Shrinking and stretching the boundaries of markup

Doing less and more than XML.

It’s easy to forget that XML started out as a simplification process, trimming SGML into a more manageable and more parseable specification. Once XML reached a broad audience, of course, new specifications piled on top of it to create an ever-growing stack.

That stack, despite solving many problems, brings two new issues: it’s bulky, and there are a lot of problems that even that bulk can’t solve.

Two proposals at last week’s Balisage markup conference examined different approaches to working outside of the stack, though both were clearly capable of working with that stack when appropriate.

Shrinking to MicroXML

John Cowan presented on MicroXML, a project that started with a blog post from James Clark and has since grown to be a W3C Community Group. Cowan has been maintaining the Editor’s Draft of MicroXML, as well as creating a parser library for it, MicroLark. Uche Ogbuji, also chair of the W3C Community Group, has written a series of articles (1 2) about it.

Cowan’s talk was a broad overview of practical progress on a subject that had once been controversial. Even in the early days of XML 1.0, there were plenty of people who thought that it was still too large a subset of SGML, and the Common XML I edited was one effort to describe how practitioners typically used less than the XML made available. The subset discussion has come up repeatedly, with a proposal from Tim Bray and others over the years. In an age where JSON has replaced many data-centric uses of XML, there is less pressure to emphasize programming needs (data types, for example), but still demand for simplifying to a cleaner document model.

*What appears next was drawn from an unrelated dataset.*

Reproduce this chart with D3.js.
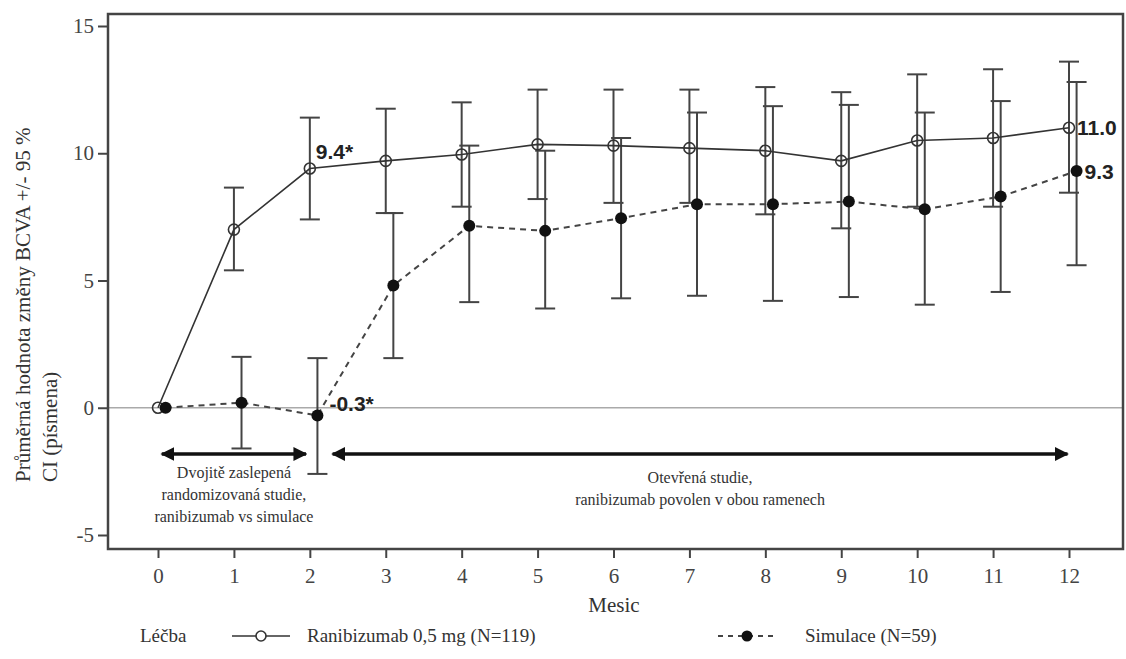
<!DOCTYPE html>
<html>
<head>
<meta charset="utf-8">
<script src="https://cdn.jsdelivr.net/npm/d3@7"></script>
<style>
  body { margin: 0; background: #fff; }
  svg text { font-family: "Liberation Serif", "Times New Roman", serif; fill: #333; }
  .axis path { display: none; }
  .axis line { stroke: #444; stroke-width: 2; }
  .axis text { font-family: "Liberation Serif", "Times New Roman", serif; font-size: 21px; fill: #444; }
  .num { font-family: "Liberation Sans", Arial, sans-serif !important; font-weight: bold; font-size: 21px; fill: #222 !important; }
</style>
</head>
<body>
<div id="chart"></div>
<script>
// DATA
let months = [0, 1, 2, 3, 4, 5, 6, 7, 8, 9, 10, 11, 12];

let ranMean  = [0, 7.0, 9.4, 9.7, 9.95, 10.35, 10.3, 10.2, 10.1, 9.7, 10.5, 10.6, 11.0];
let ranLower = [null, 5.4, 7.4, 7.65, 7.9, 8.2, 8.05, 8.05, 7.6, 7.05, 7.9, 7.9, 8.45];
let ranUpper = [null, 8.65, 11.4, 11.75, 12.0, 12.5, 12.5, 12.5, 12.6, 12.4, 13.1, 13.3, 13.6];

let simMean  = [0, 0.2, -0.3, 4.8, 7.15, 6.95, 7.45, 8.0, 8.0, 8.1, 7.8, 8.3, 9.3];
let simLower = [null, -1.6, -2.6, 1.95, 4.15, 3.9, 4.3, 4.4, 4.2, 4.35, 4.05, 4.55, 5.6];
let simUpper = [null, 2.0, 1.95, 7.65, 10.3, 10.1, 10.6, 11.6, 11.85, 11.9, 11.6, 12.05, 12.8];

let yTicks = [-5, 0, 5, 10, 15];

let labels = [
    {text: "9.4*", month: 2, value: 9.4, dx: 6, dy: -10},
    {text: "-0.3*", month: 2.1, value: -0.3, dx: 12, dy: -4},
    {text: "11.0", month: 12, value: 11.0, dx: 8, dy: 7},
    {text: "9.3", month: 12.1, value: 9.3, dx: 8, dy: 8}
];

let simOffset = 0.1;   // simulace drawn slightly right of the month

// CHART AREA
let width = 1126, height = 659;
let frame = {left: 108, right: 1123, top: 14, bottom: 549};
let serif = "'Liberation Serif', 'Times New Roman', serif";

let svg = d3.select("#chart").append("svg")
    .attr("width", width)
    .attr("height", height);

let x = d3.scaleLinear().domain([0, 12]).range([158, 1069]);
let y = d3.scaleLinear().domain([-5, 15]).range([535, 26]);

// zero line
svg.append("line")
    .attr("x1", frame.left).attr("x2", frame.right)
    .attr("y1", y(0)).attr("y2", y(0))
    .attr("stroke", "#aaa").attr("stroke-width", 1.5);

// AXIS
svg.append("g")
    .attr("class", "axis")
    .attr("transform", "translate(" + frame.left + ",0)")
    .call(d3.axisLeft(y).tickValues(yTicks).tickSize(10).tickPadding(4).tickFormat(d => String(d)))
    .attr("font-family", serif);

svg.append("g")
    .attr("class", "axis")
    .attr("transform", "translate(0," + frame.bottom + ")")
    .call(d3.axisBottom(x).tickValues(months).tickSize(9).tickPadding(10).tickFormat(d => String(d)))
    .attr("font-family", serif);

// frame
svg.append("rect")
    .attr("x", frame.left).attr("y", frame.top)
    .attr("width", frame.right - frame.left)
    .attr("height", frame.bottom - frame.top)
    .attr("fill", "none")
    .attr("stroke", "#444").attr("stroke-width", 2.5);

// axis titles
svg.append("text")
    .attr("x", 614).attr("y", 612)
    .attr("text-anchor", "middle")
    .attr("font-family", serif)
    .style("font-size", "21px")
    .text("Mesic");

let yTitle = svg.append("text")
    .attr("transform", "translate(30,482) rotate(-90)")
    .attr("font-family", serif)
    .style("font-size", "21px");
yTitle.append("tspan").attr("x", 0).attr("y", 0).text("Průměrná hodnota změny BCVA +/- 95 %");
yTitle.append("tspan").attr("x", 0).attr("y", 27).text("CI (písmena)");

// build rows
let ranData = months.map((m, i) => ({m: m, v: ranMean[i], lo: ranLower[i], hi: ranUpper[i]}));
let simData = months.map((m, i) => ({m: m + simOffset, v: simMean[i], lo: simLower[i], hi: simUpper[i]}));

function errorBars(data, cls) {
    let g = svg.append("g").attr("class", cls);
    let rows = data.filter(d => d.lo != null);
    g.selectAll(".stem").data(rows).enter().append("line")
        .attr("x1", d => x(d.m)).attr("x2", d => x(d.m))
        .attr("y1", d => y(d.lo)).attr("y2", d => y(d.hi))
        .attr("stroke", "#444").attr("stroke-width", 2);
    ["lo", "hi"].forEach(k => {
        g.selectAll(".cap-" + k).data(rows).enter().append("line")
            .attr("x1", d => x(d.m) - 10).attr("x2", d => x(d.m) + 10)
            .attr("y1", d => y(d[k])).attr("y2", d => y(d[k]))
            .attr("stroke", "#444").attr("stroke-width", 2);
    });
}

errorBars(ranData, "ran-err");
errorBars(simData, "sim-err");

let line = d3.line().x(d => x(d.m)).y(d => y(d.v));

svg.append("path").datum(ranData)
    .attr("d", line)
    .attr("fill", "none")
    .attr("stroke", "#333").attr("stroke-width", 1.6);

svg.append("path").datum(simData)
    .attr("d", line)
    .attr("fill", "none")
    .attr("stroke", "#444").attr("stroke-width", 2)
    .attr("stroke-dasharray", "6,5");

svg.selectAll(".ran-pt").data(ranData).enter().append("circle")
    .attr("cx", d => x(d.m)).attr("cy", d => y(d.v))
    .attr("r", 5.5)
    .attr("fill", "none")
    .attr("stroke", "#333").attr("stroke-width", 1.6);

svg.selectAll(".sim-pt").data(simData).enter().append("circle")
    .attr("cx", d => x(d.m)).attr("cy", d => y(d.v))
    .attr("r", 6)
    .attr("fill", "#111");

// value labels
svg.selectAll(".num").data(labels).enter().append("text")
    .attr("class", "num")
    .attr("x", d => x(d.month) + d.dx)
    .attr("y", d => y(d.value) + d.dy)
    .text(d => d.text);

// period arrows
svg.append("defs").selectAll("marker")
    .data(["arrowEnd", "arrowStart"]).enter().append("marker")
    .attr("id", d => d)
    .attr("viewBox", "0 0 10 10")
    .attr("refX", 9).attr("refY", 5)
    .attr("markerWidth", 4).attr("markerHeight", 4)
    .attr("markerUnits", "strokeWidth")
    .attr("orient", d => d == "arrowEnd" ? "auto" : "auto-start-reverse")
    .append("path")
    .attr("d", "M0,0 L10,5 L0,10 Z")
    .attr("fill", "#111");

let periods = [
    {from: 0.05, to: 1.95, lines: ["Dvojitě zaslepená", "randomizovaná studie,", "ranibizumab vs simulace"], ty: 478},
    {from: 2.3, to: 11.98, lines: ["Otevřená studie,", "ranibizumab povolen v obou ramenech"], ty: 483}
];

periods.forEach(p => {
    svg.append("line")
        .attr("x1", x(p.from)).attr("x2", x(p.to))
        .attr("y1", 454).attr("y2", 454)
        .attr("stroke", "#111").attr("stroke-width", 3.5)
        .attr("marker-start", "url(#arrowStart)")
        .attr("marker-end", "url(#arrowEnd)");
    let t = svg.append("text")
        .attr("text-anchor", "middle")
        .attr("font-family", serif)
        .style("font-size", "16px");
    p.lines.forEach((s, i) => {
        t.append("tspan")
            .attr("x", (x(p.from) + x(p.to)) / 2)
            .attr("y", p.ty + i * 22)
            .text(s);
    });
});

// LEGEND
let legY = 642;
svg.append("text").attr("x", 140).attr("y", legY).attr("font-family", serif)
    .style("font-size", "19px").text("Léčba");

let leg = svg.append("g").attr("font-family", serif);
leg.append("line").attr("x1", 232).attr("x2", 290).attr("y1", legY - 6).attr("y2", legY - 6)
    .attr("stroke", "#333").attr("stroke-width", 1.6);
leg.append("circle").attr("cx", 261).attr("cy", legY - 6).attr("r", 5)
    .attr("fill", "#fff").attr("stroke", "#333").attr("stroke-width", 1.6);
leg.append("text").attr("x", 307).attr("y", legY).style("font-size", "19px").text("Ranibizumab 0,5 mg (N=119)");

leg.append("line").attr("x1", 718).attr("x2", 776).attr("y1", legY - 6).attr("y2", legY - 6)
    .attr("stroke", "#444").attr("stroke-width", 2).attr("stroke-dasharray", "5,5");
leg.append("circle").attr("cx", 747).attr("cy", legY - 6).attr("r", 5.5).attr("fill", "#111");
leg.append("text").attr("x", 805).attr("y", legY).style("font-size", "19px").text("Simulace (N=59)");
</script>
</body>
</html>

MicroXML is both a syntax — compatible with XML 1.0 — and a model, kept as absolutely simple as possible. In many ways, they’re trying to make syntax decisions based on their impact on the model.

Ideally, Cowan said, the model would just be element nodes (with attribute maps) containing other element nodes and content. That focus on a clean model means, for example, that while you can declare XML namespaces in MicroXML, the namespace declarations are just attributes. The model doesn’t reflect namespace URIs, and applications have to do that processing. Similarly, whitespace handling is simplified, and attributes become a simple unordered map of key names to values. The syntax allows comments, but they are discarded in the model. Processing instructions remain a question, because they would complicate the model substantially, but the XML declaration and CDATA sections would go. Empty element tags are in, for now …

Some of the pieces that raised controversy with questions were the current proposal to limit element and attribute names to the ASCII character set, and the demise of processing instructions. I mostly heard cheers for the end of draconian error handling, though there were memories of the bug compatibility wars of an earlier age reminding the audience that it could in fact be worse, or weirder.

There may be, as Cowan noted “no consensus on a single conversion path” to or from JSON, but MicroXML takes some steps in that direction, suggesting that JSONML should be able to support round-tripping of the MicroXML model, and JSONx could work for JSON to XML.

While I suspect that MicroXML has a bright future ahead of it in the document space, it seems unlikely to take much territory back from JSON in the data space. MicroXML doesn’t seem to be aiming at JSON at all, however.

Overlapping information and hierarchical tools

Very few programmers want to think about overlapping data structures. In most computing cases — bad pointers? — overlapping data structures are a complex mess. However, they’re extremely common in human communications. LMNL (Layered Markup and Annotation Language), itself a decade-long conversation that has suffered badly from decaying links, has always been an outsider in the normally hierarchical markup conversation. There may be conflicts between XML trees and JSON maps, but both of those become uncomfortable when they have to represent an overlapped structure.

Wendell Piez examined the challenges of processing overlapping markup — LMNL — with tools that expect XML’s neat hierarchies. Obviously, feeding this

[excerpt
[source [date}1915{][title}The Housekeeper{]]
[author
[name}Robert Frost{]
[dates}1874-1963{]] }
[s}[l [n}144{n]}He manages to keep the upper hand{l]
[l [n}145{n]}On his own farm.{s] [s}He's boss.{s] [s}But as to hens:{l]
[l [n}146{n]}We fence our flowers in and the hens range.{l]{s]
{excerpt]

into an XML parser would just produce error messages, even if those tags were angle brackets. Piez compiles that into XML, which represents the content separately from the specified ranges. It is, of course, not close to pretty, but it is processable. At the show, he demonstrated using this to create an annotated HTML format as well as a format that handles overlap gracefully: graphics, using SVG (or here as a PNG if your browser doesn’t like SVG).

Should you be paying attention to LMNL? If your main information concerns fit in neat hierarchies or clean boxes, probably not. If your challenges include representing human conversations, or other data forms where overlap happens, you may find these components critical, even though making them work with existing toolsets is difficult.